PROBLEM TO SOLVE: Exactly retype the lines from the top of the data through the line containing "(0,0) rectangle (1568,1370);", leaving out every picture.

DATA SHOWN:
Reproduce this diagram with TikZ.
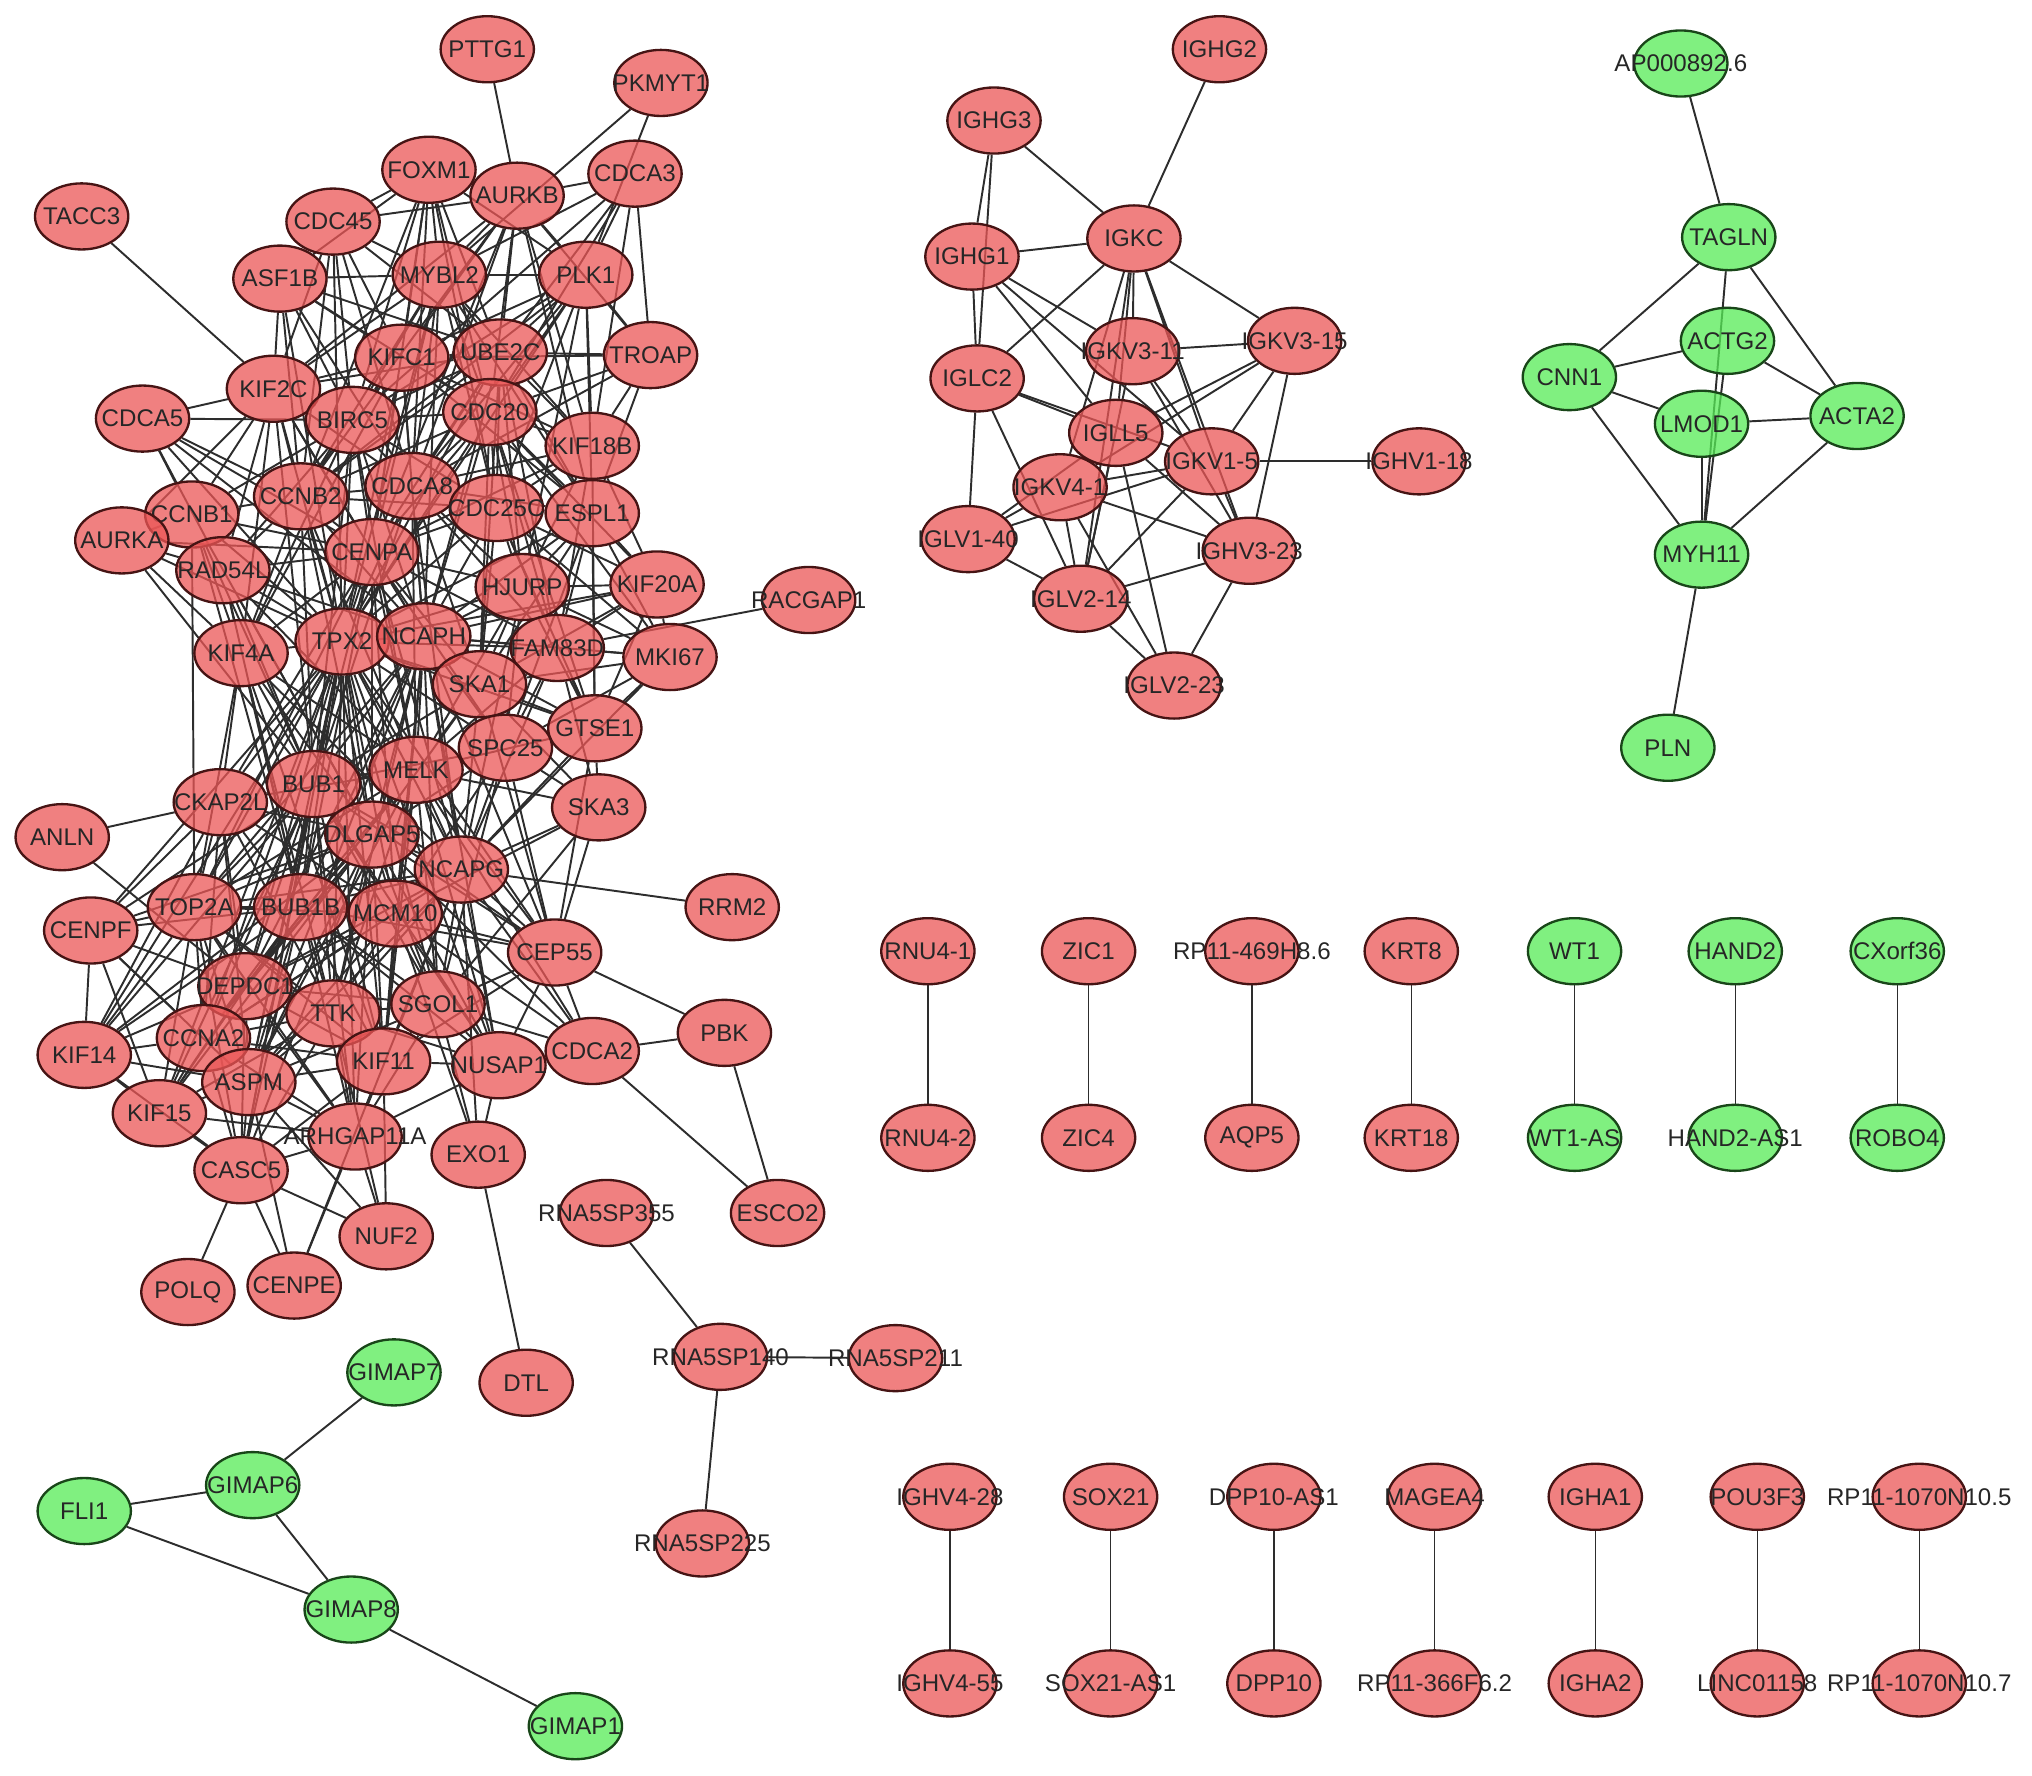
\documentclass[tikz,border=0pt]{standalone}
\usepackage{fontspec}
\setmainfont{Liberation Sans}
\usepackage{xcolor}
\usetikzlibrary{shapes.geometric,backgrounds}

\definecolor{upfill}{RGB}{235,86,86}
\definecolor{upline}{RGB}{70,20,20}
\definecolor{downfill}{RGB}{86,235,86}
\definecolor{downline}{RGB}{25,70,25}
\definecolor{linkcol}{RGB}{45,45,45}
\newcommand{\glab}[1]{\makebox[0pt]{#1}}

\begin{document}
\begin{tikzpicture}[x=0.5pt,y=-0.5pt,
  gene/.style={ellipse,line width=0.9pt,minimum width=36pt,minimum height=25.5pt,inner sep=0pt,
    fill opacity=0.75,text opacity=1,text=black!85,font=\fontsize{9.3}{10}\selectfont},
  upgene/.style={gene,fill=upfill,draw=upline},
  downgene/.style={gene,fill=downfill,draw=downline},
  link/.style={draw=linkcol,line width=0.75pt},
  pairlink/.style={draw=linkcol,line width=0.5pt}]
\useasboundingbox (0,0) rectangle (1568,1370);

%Main cluster
\foreach \n/\x/\y in {PTTG1/376/38, PKMYT1/510/64, FOXM1/331/131, AURKB/399/151, CDCA3/490/134,
  TACC3/63/167, CDC45/257/171, ASF1B/216/215, MYBL2/339/212, PLK1/452/212, KIF2C/211/300,
  KIFC1/310/276, UBE2C/386/272, TROAP/502/274, CDCA5/110/323, BIRC5/272/324, CDC20/378/318,
  KIF18B/457/344, CCNB1/148/397, CCNB2/232/383, CDCA8/318/375, CDC25C/383/392, ESPL1/457/396,
  AURKA/94/417, RAD54L/172/440, CENPA/287/426, HJURP/403/453, KIF20A/507/451, RACGAP1/624/463,
  KIF4A/186/504, TPX2/264/495, NCAPH/327/491, FAM83D/430/500, MKI67/517/507, SKA1/370/528,
  GTSE1/459/562, SPC25/390/577, CKAP2L/170/619, BUB1/242/605, MELK/321/594, SKA3/462/623,
  ANLN/48/646, DLGAP5/287/644, NCAPG/356/671, RRM2/565/700, CENPF/70/718, TOP2A/150/700,
  BUB1B/232/700, MCM10/305/705, DEPDC1/189/761, CEP55/428/735, SGOL1/338/775, TTK/257/782,
  KIF14/65/814, CCNA2/157/801, ASPM/192/835, KIF11/296/819, NUSAP1/385/822, CDCA2/457/811,
  PBK/559/797, KIF15/123/859, ARHGAP11A/274/877, CASC5/186/903, EXO1/369/891, ESCO2/600/936,
  NUF2/298/954, POLQ/145/997, CENPE/227/992, DTL/406/1067}
  \node[upgene] (\n) at (\x,\y) {\glab{\n}};

%Immunoglobulin cluster
\foreach \n/\x/\y in {IGHG2/941/38, IGHG3/767/93, IGHG1/750/198, IGKC/875/184, IGKV3-11/874/271,
  IGKV3-15/999/263, IGLC2/754/292, IGLL5/861/334, IGKV1-5/935/356, IGHV1-18/1095/356,
  IGKV4-1/818/376, IGLV1-40/747/416, IGHV3-23/964/425, IGLV2-14/834/462, IGLV2-23/906/529}
  \node[upgene] (\n) at (\x,\y) {\glab{\n}};

%Smooth muscle cluster
\node[downgene] (AP) at (1297,49) {\glab{AP000892.6}};
\foreach \n/\x/\y in {TAGLN/1334/183, ACTG2/1333/263, CNN1/1211/291, LMOD1/1313/327,
  ACTA2/1433/321, MYH11/1313/428, PLN/1287/577}
  \node[downgene] (\n) at (\x,\y) {\glab{\n}};

%RNA5SP and GIMAP
\foreach \n/\x/\y in {RNA5SP355/468/936, RNA5SP140/556/1047, RNA5SP211/691/1048, RNA5SP225/542/1191}
  \node[upgene] (\n) at (\x,\y) {\glab{\n}};
\foreach \n/\x/\y in {GIMAP7/304/1059, GIMAP6/195/1146, FLI1/65/1166, GIMAP8/271/1242, GIMAP1/444/1332}
  \node[downgene] (\n) at (\x,\y) {\glab{\n}};

%Pairs
\foreach \x/\t/\b/\st in {716/RNU4-1/RNU4-2/upgene, 840/ZIC1/ZIC4/upgene, 966/RP11-469H8.6/AQP5/upgene,
  1089/KRT8/KRT18/upgene, 1215/WT1/WT1-AS/downgene, 1339/HAND2/HAND2-AS1/downgene,
  1464/CXorf36/ROBO4/downgene}
{
  \node[\st] (t\x) at (\x,734) {\glab{\t}};
  \node[\st] (b\x) at (\x,878) {\glab{\b}};
}
\foreach \x/\t/\b in {733/IGHV4-28/IGHV4-55, 857/SOX21/SOX21-AS1, 983/DPP10-AS1/DPP10,
  1107/MAGEA4/RP11-366F6.2, 1231/IGHA1/IGHA2, 1356/POU3F3/LINC01158, 1481/RP11-1070N10.5/RP11-1070N10.7}
{
  \node[upgene] (u\x) at (\x,1155) {\glab{\t}};
  \node[upgene] (l\x) at (\x,1299) {\glab{\b}};
}

\begin{pgfonlayer}{background}
%Main cluster links
\foreach \s/\ts in {TACC3/{KIF2C}, PTTG1/{AURKB}, PKMYT1/{MYBL2,PLK1},
  CDCA3/{AURKB,TROAP,PLK1,MYBL2,KIF18B,UBE2C,BIRC5,CDC20},
  FOXM1/{CDC45,AURKB,MYBL2,PLK1,CDC20,UBE2C,KIFC1,BIRC5,CDCA8,CCNB2,CENPA,CDC25C,ASF1B},
  AURKB/{MYBL2,PLK1,KIF18B,CDC20,UBE2C,BIRC5,CDCA8,KIFC1,CENPA,TROAP,ESPL1,KIF2C,CDC45},
  CDC45/{MYBL2,KIFC1,BIRC5,UBE2C,CDCA8,CCNB2,TPX2,ASF1B,KIF2C},
  ASF1B/{MYBL2,KIFC1,UBE2C,BIRC5,CDC20,CCNB2,TPX2,CDCA8,KIF2C},
  MYBL2/{PLK1,KIFC1,UBE2C,BIRC5,CDC20,CDCA8,CCNB2,CENPA,TPX2,NCAPH,CDC25C,KIF18B,ESPL1,KIF2C},
  PLK1/{TROAP,UBE2C,KIFC1,CDC20,KIF18B,ESPL1,BIRC5,CDCA8,CDC25C,HJURP,CCNB2,TPX2},
  TROAP/{UBE2C,KIF18B,KIFC1,CDC20,ESPL1,CDCA8},
  KIF2C/{CDCA5,KIFC1,BIRC5,CCNB1,CCNB2,AURKA,RAD54L,CENPA,TPX2,KIF4A,BUB1,CDCA8,NCAPH,UBE2C},
  CDCA5/{CCNB1,BIRC5,CCNB2,TPX2,CENPA,NCAPH,RAD54L},
  KIFC1/{UBE2C,BIRC5,CDC20,CCNB2,CDCA8,CENPA,KIF18B,TPX2,NCAPH,ESPL1,KIF4A},
  UBE2C/{CDC20,BIRC5,CDCA8,KIF18B,ESPL1,CDC25C,CCNB2,CENPA,HJURP,TPX2,NCAPH,FAM83D,SKA1},
  BIRC5/{CDC20,CCNB1,CCNB2,CDCA8,CENPA,TPX2,KIF4A,RAD54L,NCAPH,CDC25C,BUB1,MELK},
  CDC20/{CDCA8,CDC25C,KIF18B,ESPL1,CENPA,HJURP,NCAPH,TPX2,CCNB2,FAM83D,SKA1,KIF20A,MKI67,GTSE1},
  KIF18B/{ESPL1,CDC25C,KIF20A,HJURP,FAM83D,CDCA8,GTSE1,CENPA},
  CCNB1/{AURKA,RAD54L,CCNB2,TPX2,CENPA,KIF4A,BUB1,BUB1B,TOP2A,DLGAP5},
  CCNB2/{CDCA8,CENPA,TPX2,RAD54L,KIF4A,NCAPH,BUB1,MELK,DLGAP5,CDC25C},
  CDCA8/{CDC25C,CENPA,TPX2,NCAPH,HJURP,ESPL1,SKA1,MELK,BUB1,FAM83D,NCAPG},
  CDC25C/{ESPL1,HJURP,NCAPH,FAM83D,KIF20A,SKA1,CENPA,TPX2,MKI67,GTSE1},
  ESPL1/{KIF20A,HJURP,FAM83D,MKI67,GTSE1,SKA1,NCAPH,TPX2,SPC25},
  AURKA/{RAD54L,TPX2,CENPA,KIF4A,BUB1},
  RAD54L/{CENPA,TPX2,KIF4A,NCAPH,BUB1,MELK,DLGAP5,BUB1B},
  CENPA/{TPX2,NCAPH,HJURP,KIF4A,BUB1,MELK,DLGAP5,SKA1,FAM83D,NCAPG,BUB1B,MCM10,SPC25,TOP2A,CKAP2L},
  HJURP/{KIF20A,FAM83D,NCAPH,TPX2,SKA1,MKI67,GTSE1,SPC25,MELK,NCAPG},
  KIF20A/{FAM83D,MKI67,GTSE1,NCAPH,TPX2,SKA1},
  RACGAP1/{FAM83D},
  KIF4A/{TPX2,BUB1,CKAP2L,MELK,DLGAP5,TOP2A,NCAPG,BUB1B,KIF11,TTK},
  TPX2/{NCAPH,FAM83D,SKA1,BUB1,MELK,DLGAP5,NCAPG,CKAP2L,TOP2A,BUB1B,MCM10,DEPDC1,TTK,CCNA2,ASPM,KIF11,SGOL1,SPC25,GTSE1,CEP55,NUSAP1,KIF14,KIF15,CENPF,ARHGAP11A,CASC5},
  NCAPH/{FAM83D,SKA1,MELK,BUB1,DLGAP5,NCAPG,SPC25,GTSE1,MKI67,BUB1B,MCM10,TTK,SGOL1,KIF11,NUSAP1,CEP55,TOP2A,DEPDC1,ASPM},
  FAM83D/{MKI67,SKA1,GTSE1,SPC25,MELK,NCAPG,SKA3},
  MKI67/{GTSE1,SKA1,SPC25,NCAPG},
  SKA1/{SPC25,GTSE1,MELK,NCAPG,DLGAP5,BUB1,SKA3,CEP55},
  GTSE1/{SPC25,SKA3,NCAPG,MELK,CEP55},
  SPC25/{MELK,NCAPG,SKA3,DLGAP5,BUB1,CEP55,MCM10,SGOL1},
  ANLN/{CKAP2L,DEPDC1},
  CKAP2L/{BUB1,TOP2A,BUB1B,DLGAP5,DEPDC1,CENPF,CCNA2,MELK,KIF14,ASPM,MCM10,TTK},
  BUB1/{MELK,DLGAP5,NCAPG,TOP2A,BUB1B,MCM10,DEPDC1,TTK,CCNA2,ASPM,KIF11,SGOL1,CENPF,KIF14,KIF15,CASC5,ARHGAP11A,NUSAP1,CEP55},
  MELK/{DLGAP5,NCAPG,BUB1B,MCM10,TTK,SGOL1,KIF11,NUSAP1,CEP55,TOP2A,DEPDC1,CCNA2,ASPM,SKA3,CDCA2},
  SKA3/{NCAPG,CEP55,MCM10,SGOL1},
  DLGAP5/{NCAPG,BUB1B,MCM10,TOP2A,DEPDC1,TTK,CCNA2,ASPM,KIF11,SGOL1,NUSAP1,CEP55,CENPF,KIF14,KIF15,ARHGAP11A,CASC5,CDCA2},
  NCAPG/{MCM10,BUB1B,SGOL1,CEP55,NUSAP1,CDCA2,KIF11,TTK,EXO1,RRM2,TOP2A,DEPDC1,ASPM,CCNA2,ARHGAP11A},
  TOP2A/{BUB1B,CENPF,DEPDC1,CCNA2,ASPM,KIF14,KIF15,TTK,MCM10,KIF11,CASC5,ARHGAP11A},
  BUB1B/{MCM10,DEPDC1,TTK,CCNA2,ASPM,KIF11,SGOL1,CENPF,KIF14,KIF15,CASC5,ARHGAP11A,NUSAP1,CEP55},
  MCM10/{SGOL1,TTK,KIF11,NUSAP1,CEP55,DEPDC1,CCNA2,ASPM,EXO1,CDCA2},
  DEPDC1/{CCNA2,ASPM,TTK,KIF11,CENPF,KIF14,KIF15,CASC5,ARHGAP11A,SGOL1},
  CEP55/{SGOL1,NUSAP1,CDCA2,PBK,KIF11},
  SGOL1/{TTK,KIF11,NUSAP1,CDCA2,ASPM,ARHGAP11A,EXO1},
  TTK/{KIF11,ASPM,CCNA2,ARHGAP11A,NUSAP1,CASC5,KIF15,NUF2},
  CCNA2/{ASPM,KIF14,KIF15,CASC5,CENPF,ARHGAP11A,KIF11},
  ASPM/{KIF14,KIF15,CASC5,KIF11,ARHGAP11A,NUF2,CENPE,CENPF},
  KIF11/{NUSAP1,ARHGAP11A,NUF2,CASC5,CENPE},
  NUSAP1/{CDCA2,ARHGAP11A,EXO1}, CDCA2/{PBK,ESCO2}, PBK/{ESCO2},
  KIF14/{CENPF,KIF15,CASC5}, KIF15/{CENPF,CASC5,ARHGAP11A},
  ARHGAP11A/{CASC5,NUF2,CENPE}, CASC5/{POLQ,CENPE,NUF2}, EXO1/{DTL}}
  \foreach \t in \ts
    \draw[link] (\s) -- (\t);

%Immunoglobulin links
\foreach \s/\ts in {IGHG2/{IGKC}, IGHG3/{IGKC,IGHG1,IGLC2},
  IGHG1/{IGLC2,IGKC,IGKV3-11,IGLL5,IGKV1-5},
  IGKC/{IGLC2,IGKV3-15,IGKV3-11,IGLL5,IGKV4-1,IGKV1-5,IGHV3-23,IGLV2-14},
  IGKV3-11/{IGKV3-15,IGHV3-23,IGLV2-14,IGKV1-5},
  IGKV3-15/{IGLL5,IGKV1-5,IGHV3-23,IGKV4-1},
  IGLC2/{IGLL5,IGLV1-40,IGLV2-14,IGKV1-5},
  IGLL5/{IGKV4-1,IGHV3-23,IGLV2-23,IGLV2-14,IGLV1-40},
  IGKV1-5/{IGHV1-18,IGKV4-1,IGLV1-40,IGLV2-14,IGHV3-23},
  IGKV4-1/{IGHV3-23,IGLV2-23,IGLV2-14,IGLV1-40},
  IGLV1-40/{IGLV2-14}, IGLV2-14/{IGHV3-23,IGLV2-23}, IGHV3-23/{IGLV2-23}}
  \foreach \t in \ts
    \draw[link] (\s) -- (\t);

%Smooth muscle links
\foreach \s/\ts in {AP/{TAGLN}, TAGLN/{CNN1,ACTA2,MYH11}, CNN1/{ACTG2,LMOD1,MYH11},
  ACTG2/{ACTA2,MYH11}, LMOD1/{ACTA2,MYH11}, ACTA2/{MYH11}, MYH11/{PLN}}
  \foreach \t in \ts
    \draw[link] (\s) -- (\t);

%Small groups
\foreach \a/\b in {RNA5SP355/RNA5SP140, RNA5SP140/RNA5SP211, RNA5SP140/RNA5SP225,
  GIMAP7/GIMAP6, GIMAP6/FLI1, GIMAP6/GIMAP8, FLI1/GIMAP8, GIMAP8/GIMAP1}
  \draw[link] (\a) -- (\b);
\foreach \x in {716,840,966,1089,1215,1339,1464}
  \draw[pairlink] (t\x) -- (b\x);
\foreach \x in {733,857,983,1107,1231,1356,1481}
  \draw[pairlink] (u\x) -- (l\x);
\end{pgfonlayer}
\end{tikzpicture}
\end{document}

WORKED ANSWER:
Reproduce this diagram with TikZ.
\documentclass[tikz,border=0pt]{standalone}
\usepackage{fontspec}
\setmainfont{Liberation Sans}
\usepackage{xcolor}
\usetikzlibrary{shapes.geometric,backgrounds}

\definecolor{upfill}{RGB}{235,86,86}
\definecolor{upline}{RGB}{70,20,20}
\definecolor{downfill}{RGB}{86,235,86}
\definecolor{downline}{RGB}{25,70,25}
\definecolor{linkcol}{RGB}{45,45,45}
\newcommand{\glab}[1]{\makebox[0pt]{#1}}

\begin{document}
\begin{tikzpicture}[x=0.5pt,y=-0.5pt,
  gene/.style={ellipse,line width=0.9pt,minimum width=36pt,minimum height=25.5pt,inner sep=0pt,
    fill opacity=0.75,text opacity=1,text=black!85,font=\fontsize{9.3}{10}\selectfont},
  upgene/.style={gene,fill=upfill,draw=upline},
  downgene/.style={gene,fill=downfill,draw=downline},
  link/.style={draw=linkcol,line width=0.75pt},
  pairlink/.style={draw=linkcol,line width=0.5pt}]
\useasboundingbox (0,0) rectangle (1568,1370);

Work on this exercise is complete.